For this case, I assume it would be something like this:

// get the old value
x = (*block >> shift) & 0xf
// convert 0xf -> 0, and everything else to a value smaller than 0
x = x - 0xf
// convert smaller than 0 to 1, and 0 to 0
x = x >> 31
// now x is only 1 if we need to add 1, and 0 otherwise
*block += x << shift

karlmcguire commented :

@FrankReh I will try to recreate the testing methods you used, although I’m pretty confident because I would never expect the (overall cache) hit ratio to change by orders of magnitude.

@thomasmueller I still need to think about mixing, if anything we’ll probably go with the per-row seeds that @ben-manes is using.

As for the branchless operations, interestingly enough the code proposed by you/StackOverflow is about 60% slower than the “branching” method. Here’s the two functions I benchmarked:

Branching: 94.6M ops/sec

func (s *Sketch) Increment(hash uint64) {
    a, b := hash<<32, hash
    for i := range s.blocks {
        block := &s.blocks[i][a>>s.offset]
        if shift := (a & 1) * 4; (*block>>shift)&0x0f < 15 {
            *block += 1 << shift
        }
        a += b
    }
}

Branchless: 52.3M ops/sec

func (s *Sketch) Increment(hash uint64) {
    a, b := hash<<32, hash
    for i := range s.blocks {
        block := &s.blocks[i][a>>s.offset]
        shift := (a & 1) * 4
        n := (*block >> shift) & 0x0f
        n = n - 0xf
        n = n >> 7
        *block += n << shift
        a += b
    }
}

Benchmark

func BenchmarkIncrement(b *testing.B) {
    s := NewSketch(1e5)
    h := fnv.New64a()
    hashes := make([]uint64, 1e6)
    for i := range hashes {
        h.Write([]byte(fmt.Sprintf("%d", i)))
        hashes[i] = h.Sum64()
    }
    b.SetBytes(1)
    b.ResetTimer()
    for n := 0; n < b.N; n++ {
        s.Increment(hashes[n&(1e6-1)])
    }
}

I’m not super knowledgable about Go’s compiler but I assume that it’s doing something weird and that’s what’s causing this. But I do find it odd…

ben-manes commented :

It was also slower in Java, but the branchless had a large error bound that I think it is negligible. The JIT is pretty good and I didn’t look at the assembly to determine how it might have optimized it.

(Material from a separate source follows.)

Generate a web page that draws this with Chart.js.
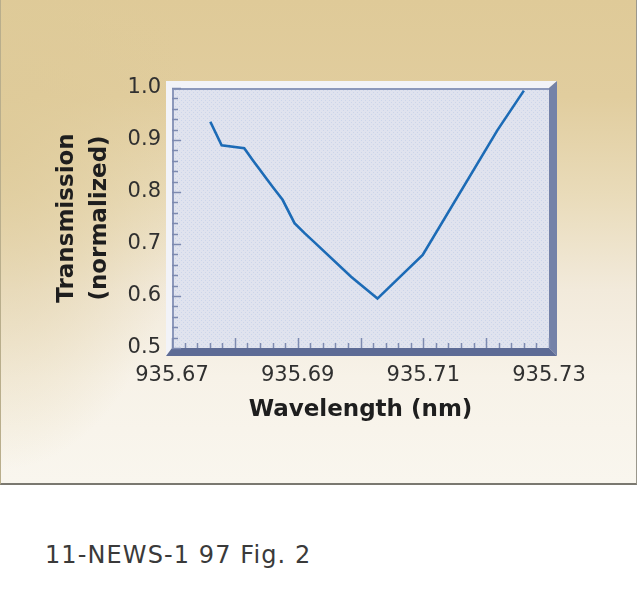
<!DOCTYPE html>
<html>
<head>
<meta charset="utf-8">
<script src="https://cdn.jsdelivr.net/npm/chart.js@4.4.0/dist/chart.umd.min.js"></script>
<style>
  body { margin: 0; background: #fff; width: 640px; height: 590px; overflow: hidden; }
  #panel {
    position: absolute; left: 0; top: 0; width: 635px; height: 483px;
    border-left: 1px solid #b9ae8c; border-right: 1px solid #9a978c; border-bottom: 2px solid #7a7870;
    background:
      radial-gradient(ellipse 190px 330px at 0px 140px, rgba(222,202,152,0.85) 0%, rgba(222,202,152,0.5) 45%, rgba(222,202,152,0) 100%),
      linear-gradient(to bottom, #dfca98 0%, #e1cd9e 20%, #e9dbb9 40%, #f2eadb 60%, #f7f2e8 78%, #f9f6ee 100%);
  }
  #caption {
    position: absolute; left: 45px; top: 541px;
    font: 24px "DejaVu Sans", sans-serif; color: #3a3a3a; letter-spacing: 1.1px;
  }
</style>
</head>
<body>
<div id="panel"><canvas id="chart_fig" width="635" height="483"></canvas></div>
<div id="caption">11-NEWS-1 97 Fig. 2</div>
<script>
const wavelength = [935.6761, 935.6779, 935.6815, 935.6828, 935.6860, 935.6876, 935.6895,
                    935.6911, 935.6926, 935.6985, 935.7027, 935.7099, 935.7218, 935.7260];
const transmission = [0.935, 0.890, 0.884, 0.862, 0.810, 0.785, 0.740,
                      0.721, 0.704, 0.637, 0.595, 0.679, 0.919, 0.995];
const xMin = 935.67, xMax = 935.73, xMajor = 0.02, xMinor = 0.002;
const yMin = 0.5, yMax = 1.0, yMajor = 0.1, yMinor = 0.02;

var points = [];
for (var i = 0; i < wavelength.length; i++) {
    points.push({x: wavelength[i], y: transmission[i]});
}

function isMajor(v, start, step) {
    var k = (v - start) / step;
    return Math.abs(k - Math.round(k)) < 1e-4;
}

// dotted fill for the plot box
var pat = document.createElement('canvas');
pat.width = 4; pat.height = 4;
var pc = pat.getContext('2d');
pc.fillStyle = '#e0e3ee';
pc.fillRect(0, 0, 4, 4);
pc.fillStyle = '#ccd5ea';
pc.fillRect(0, 0, 1, 1);
pc.fillRect(2, 2, 1, 1);

const framePlugin = {
    id: 'frame',
    beforeDatasetsDraw(chart) {
        const ctx = chart.ctx;
        const a = chart.chartArea;
        const L = a.left, R = a.right, T = a.top, B = a.bottom;
        ctx.save();
        ctx.fillStyle = ctx.createPattern(pat, 'repeat');
        ctx.fillRect(L, T, R - L, B - T);
        // light bevel top and left
        ctx.fillStyle = '#f2f3f8';
        ctx.beginPath();
        ctx.moveTo(L - 6, T - 7); ctx.lineTo(R + 8, T - 7); ctx.lineTo(R, T);
        ctx.lineTo(L, T); ctx.lineTo(L, B); ctx.lineTo(L - 6, B + 8);
        ctx.closePath(); ctx.fill();
        // dark right side
        ctx.fillStyle = '#7482a8';
        ctx.beginPath();
        ctx.moveTo(R, T); ctx.lineTo(R + 8, T - 7); ctx.lineTo(R + 8, B + 8); ctx.lineTo(R, B);
        ctx.closePath(); ctx.fill();
        // dark bottom
        ctx.fillStyle = '#5d6b95';
        ctx.beginPath();
        ctx.moveTo(L, B); ctx.lineTo(R, B); ctx.lineTo(R + 8, B + 8); ctx.lineTo(L - 6, B + 8);
        ctx.closePath(); ctx.fill();
        // inner edge lines
        ctx.strokeStyle = '#8c98bb';
        ctx.lineWidth = 2;
        ctx.beginPath();
        ctx.moveTo(L + 1, B); ctx.lineTo(L + 1, T + 1); ctx.lineTo(R, T + 1);
        ctx.stroke();
        // inward ticks from the scales
        ctx.strokeStyle = '#7d8ab0';
        ctx.lineWidth = 1.5;
        const xs = chart.scales.x, ys = chart.scales.y;
        xs.ticks.forEach(function(t) {
            var px = Math.round(xs.getPixelForValue(t.value)) + 0.5;
            var len = isMajor(t.value, xMin, 0.01) ? 10 : 5;
            ctx.beginPath(); ctx.moveTo(px, B); ctx.lineTo(px, B - len); ctx.stroke();
        });
        ys.ticks.forEach(function(t) {
            var py = Math.round(ys.getPixelForValue(t.value)) + 0.5;
            var len = isMajor(t.value, yMin, yMajor) ? 9 : 6;
            ctx.beginPath(); ctx.moveTo(L, py); ctx.lineTo(L + len, py); ctx.stroke();
        });
        ctx.restore();
    }
};

var ctx = document.getElementById('chart_fig').getContext('2d');
var myChart = new Chart(ctx, {
    type: 'scatter',
    data: {
        datasets: [{
            label: 'Transmission',
            data: points,
            showLine: true,
            borderColor: '#1c6bb6',
            borderWidth: 2.6,
            pointRadius: 0,
            tension: 0
        }]
    },
    options: {
        responsive: false,
        animation: false,
        layout: { padding: { top: 88, right: 87, bottom: 0, left: 0 } },
        plugins: { legend: { display: false }, tooltip: { enabled: false } },
        scales: {
            x: {
                type: 'linear',
                min: xMin, max: xMax,
                afterFit: function(s) { s.height = 483 - 348; },
                grid: { display: false, drawTicks: false },
                border: { display: false },
                ticks: {
                    stepSize: xMinor, autoSkip: false, maxRotation: 0, padding: 15,
                    color: '#303030', font: { family: 'DejaVu Sans', size: 21 },
                    callback: function(v) { return isMajor(v, xMin, xMajor) ? v.toFixed(2) : ''; }
                },
                title: {
                    display: true, text: 'Wavelength (nm)', color: '#1e1e1e',
                    font: { family: 'DejaVu Sans', size: 23, weight: 'bold' },
                    padding: { top: 0, bottom: 59 }
                }
            },
            y: {
                min: yMin, max: yMax,
                afterFit: function(s) { s.width = 171; },
                grid: { display: false, drawTicks: false },
                border: { display: false },
                ticks: {
                    stepSize: yMinor, autoSkip: false, padding: 11,
                    color: '#303030', font: { family: 'DejaVu Sans', size: 21 },
                    callback: function(v) { return isMajor(v, yMin, yMajor) ? v.toFixed(1) : ''; }
                },
                title: {
                    display: true, text: ['Transmission', '(normalized)'], color: '#1e1e1e',
                    font: { family: 'DejaVu Sans', size: 23, weight: 'bold', lineHeight: 1.43 },
                    padding: { top: 50, bottom: 0 }
                }
            }
        }
    },
    plugins: [framePlugin]
});
</script>
</body>
</html>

branch: 160,374,302.050 ± 20,625,286.268  ops/s
branch-free: 102,463,137.106 ± 67,214,204.145  ops/s

As much as I like the idea of this optimization, the sketch hasn’t been a bottleneck in my experience since its operated on async to the user-facing calls (during cache maintenance rather than on the read/write paths).

andersfylling commented :

What version of Go are you guys using in these tests, 1.12.0?